Wilson Line Integrals in the Unparticle Action

TL;DR

This paper examines the gauge invariance of the unparticle action involving Wilson lines, identifies inconsistencies in the Mandelstam derivative, and proposes a consistent differentiation method, emphasizing the straight line as the only Poincare and scale invariant path.

Contribution

It clarifies the correct way to differentiate Wilson lines in unparticle actions and establishes the straight line as the unique path preserving invariance.

Findings

Mandelstam derivative is mathematically inconsistent.

Differentiating the explicit endpoint dependence is consistent.

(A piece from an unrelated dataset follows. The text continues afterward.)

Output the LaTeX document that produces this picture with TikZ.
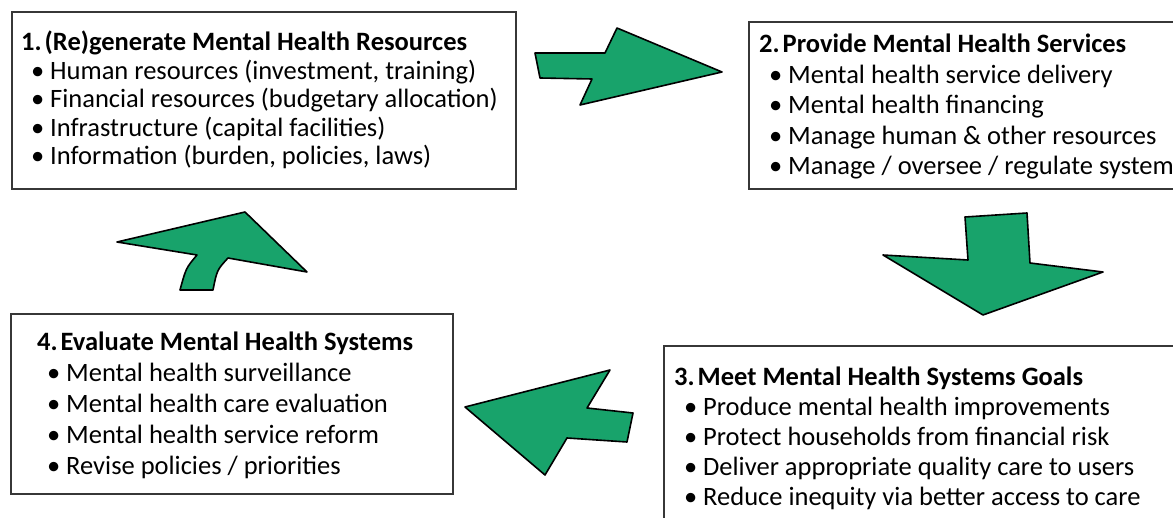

Only straight lines preserve Poincare and scale invariance.

Abstract

We consider the unparticle action that is made gauge invariant by inclusion of an open Wilson line factor. In deriving vertexes from such an action it has been customary to use a form of differentiating the Wilson line originally proposed by Mandelstam. Using a simple example, we show that the Mandelstam derivative is mathematically inconsistent. We show that there are two ways to define differentiation of the Wilson line. The mathematically consistent method is to differentiate the explicit dependence of the line on the endpoint. The other method is a functional derivative and corresponds in a limiting case to the Mandelstam derivative. We also show that the only path that can be used in the Wilson line integral that leaves the unparticle action both Poincare and scale invariant is the straight line.